Some of us spend a lot of time talking about how corrupt the world is.  We are called out of the world as Israel was called out of Egypt.  Yet Egypt remained.  It was judged and chastised but not destroyed.  When threatened by the wrath of Herod, Mary and Joseph carried Jesus into hiding in Egypt.  Whatever the world does, God still loves it.  The Lord died in agony and humiliation that the world might be delivered. 

I tend to think that people with extensive tattoos, piercings, bizarre hair colors, and some of the more grotesque body modifications are revealing the damage in their souls.  The world does not know it is loved.
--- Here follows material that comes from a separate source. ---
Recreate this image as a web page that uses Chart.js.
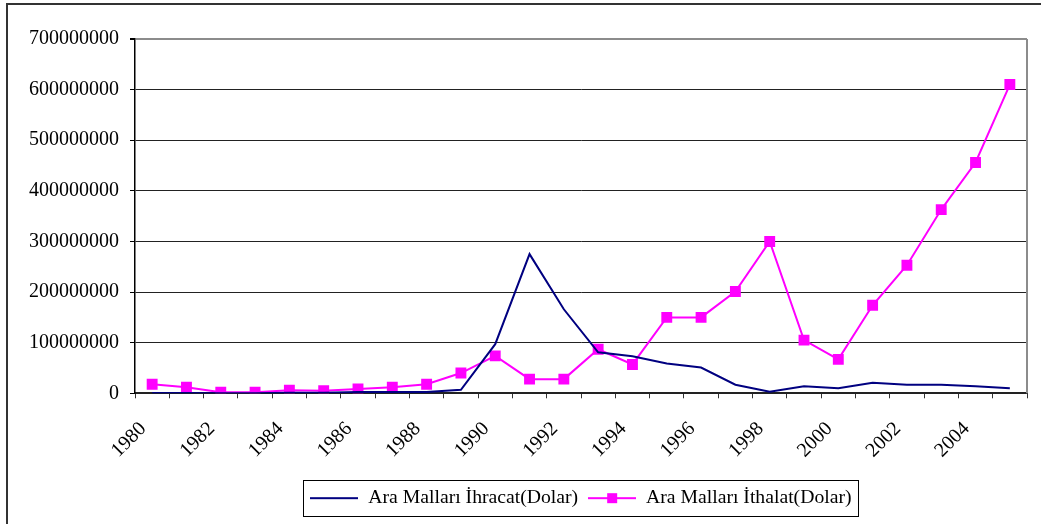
<!DOCTYPE html>
<html>
<head>
<meta charset="utf-8">
<script src="https://cdn.jsdelivr.net/npm/chart.js@4/dist/chart.umd.min.js"></script>
<style>
html, body { margin: 0; padding: 0; background: #fff; overflow: hidden; }
#wrap { position: relative; width: 1041px; height: 524px; }
#frame { position: absolute; left: 6px; top: 3px; width: 1100px; height: 600px; border-left: 2px solid #333; border-top: 2px solid #333; }
#grafica { position: absolute; left: 0; top: 0; }
</style>
</head>
<body>
<div id="wrap">
  <div id="frame"></div>
  <canvas id="grafica" width="1041" height="524"></canvas>
</div>
<script>
const years = ['1980', '1981', '1982', '1983', '1984', '1985', '1986', '1987', '1988', '1989',
    '1990', '1991', '1992', '1993', '1994', '1995', '1996', '1997', '1998', '1999',
    '2000', '2001', '2002', '2003', '2004', '2005'];

const ihracat = [500000, 500000, 0, 0, 1000000, 1000000, 2500000, 2500000, 2500000, 7000000,
    97000000, 275000000, 166000000, 81000000, 73000000, 59000000, 51000000, 17000000, 3000000, 14000000,
    10000000, 21000000, 17000000, 17000000, 14000000, 10000000];

const ithalat = [18000000, 12000000, 2000000, 2000000, 6000000, 5000000, 8500000, 12000000, 18000000, 40000000,
    74000000, 28000000, 28000000, 87000000, 57000000, 150000000, 150000000, 201000000, 300000000, 105000000,
    67000000, 174000000, 253000000, 363000000, 456000000, 610000000];

const yTicks = [0, 100000000, 200000000, 300000000, 400000000, 500000000, 600000000, 700000000];

const serif = '"Liberation Serif", "Times New Roman", serif';

// legend samples: plain line, and line with square marker
function legendSample(color, withSquare) {
    let c = document.createElement('canvas');
    c.width = 48; c.height = 14;
    let g = c.getContext('2d');
    g.strokeStyle = color;
    g.lineWidth = 2;
    g.beginPath();
    g.moveTo(0, 7);
    g.lineTo(48, 7);
    g.stroke();
    if (withSquare) {
        g.fillStyle = color;
        g.fillRect(19, 2, 10, 10);
    }
    return c;
}

const frameBorders = {
    id: 'frameBorders',
    afterDraw(chart) {
        let ctx = chart.ctx;
        let a = chart.chartArea;
        ctx.save();
        ctx.strokeStyle = '#8c8c8c';
        ctx.lineWidth = 2;
        ctx.beginPath();
        ctx.moveTo(a.right, a.top);
        ctx.lineTo(a.right, a.bottom);
        ctx.stroke();

        let boxes = chart.legend.legendHitBoxes;
        if (boxes && boxes.length) {
            let left = Math.min(...boxes.map(b => b.left)) - 7;
            let right = Math.max(...boxes.map(b => b.left + b.width)) + 7;
            let top = Math.min(...boxes.map(b => b.top)) - 8;
            let bottom = Math.max(...boxes.map(b => b.top + b.height)) + 8;
            ctx.strokeStyle = '#000';
            ctx.lineWidth = 1;
            ctx.strokeRect(Math.round(left) + 0.5, Math.round(top) + 0.5, Math.round(right - left), Math.round(bottom - top));
        }
        ctx.restore();
    }
};

let ctx = document.getElementById('grafica').getContext('2d');
new Chart(ctx, {
    type: 'line',
    data: {
        labels: years,
        datasets: [
            {
                label: 'Ara Malları İhracat(Dolar)',
                data: ihracat,
                borderColor: '#000080',
                backgroundColor: '#000080',
                borderWidth: 2,
                pointRadius: 0,
                pointHoverRadius: 0,
                tension: 0
            },
            {
                label: 'Ara Malları İthalat(Dolar)',
                data: ithalat,
                borderColor: '#ff00ff',
                backgroundColor: '#ff00ff',
                borderWidth: 2,
                pointStyle: 'rect',
                pointRadius: 7.7,
                pointBorderWidth: 0,
                tension: 0
            }
        ]
    },
    options: {
        responsive: false,
        animation: false,
        layout: { padding: { left: 10, right: 14, top: 39, bottom: 6 } },
        plugins: {
            tooltip: { enabled: false },
            legend: {
                position: 'bottom',
                fullSize: false,
                labels: {
                    usePointStyle: true,
                    pointStyleWidth: 48,
                    boxHeight: 14,
                    padding: 10,
                    color: '#000',
                    font: { family: serif, size: 19.7 },
                    generateLabels: chart => chart.data.datasets.map((ds, i) => ({
                        text: ds.label,
                        pointStyle: legendSample(ds.borderColor, i === 1),
                        fillStyle: ds.borderColor,
                        strokeStyle: ds.borderColor,
                        lineWidth: 0,
                        datasetIndex: i,
                        fontColor: '#000'
                    }))
                }
            }
        },
        scales: {
            x: {
                offset: true,
                afterFit: scale => {
                    scale.height = 85;
                    scale.paddingLeft = 0;
                    scale.paddingRight = 0;
                },
                grid: {
                    offset: true,
                    drawOnChartArea: false,
                    drawTicks: true,
                    tickLength: 5,
                    color: '#333'
                },
                border: { display: true, color: '#222', width: 2 },
                ticks: {
                    autoSkip: false,
                    maxRotation: 45,
                    minRotation: 45,
                    labelOffset: -9,
                    padding: 19,
                    color: '#000',
                    font: { family: serif, size: 20 },
                    callback: (v, i) => (i % 2 === 0 ? years[i] : '')
                }
            },
            y: {
                min: 0,
                max: 700000000,
                afterFit: scale => { scale.width = 125; },
                afterBuildTicks: scale => { scale.ticks = yTicks.map(v => ({ value: v })); },
                grid: {
                    color: c => (c.tick && c.tick.value === 700000000 ? '#8c8c8c' : '#222'),
                    lineWidth: c => (c.tick && c.tick.value === 700000000 ? 2 : 1),
                    tickLength: 5,
                    tickColor: '#000'
                },
                border: { display: true, color: '#000', width: 1.5 },
                ticks: {
                    padding: 11,
                    color: '#000',
                    font: { family: serif, size: 20 },
                    callback: v => String(v)
                }
            }
        }
    },
    plugins: [frameBorders]
});
</script>
</body>
</html>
The more sensitive and thoughtful of the worldlings recognize their lost state but do not know the cure.  They have no hope, and the deterioration and decadence that has become so blatant the last few decades reflects that hopelessness. 

The average Christian and the average Christian church offer the world little apart from out-of-context platitudes, rituals, and restraints.  In the context of Christ, those things not only make sense but are transformative.  It is rather like the atheists who don’t believe in a god no one else believes in.  Unless we can show people Jesus, they will never understand our hope. 

Though we are not of the world, we are in the world and abandoning the world is not an option that is open to us.   The Promised Land always lies between Egypt and Babel.  Abraham was never allowed to go back to Mesopotamia but he did go down to Egypt.  Israel was carried away captive into Babylon, but Jesus fled to safety in Egypt.  There is something that is an abomination to God, but it is not the world.  The Lord hates the demonic nature of a corrupted and compromised religion.  He will not tolerate those who would climb up to heaven on their piles of filth.  This, we, too, reject outright.

The world is not our home; it is our field.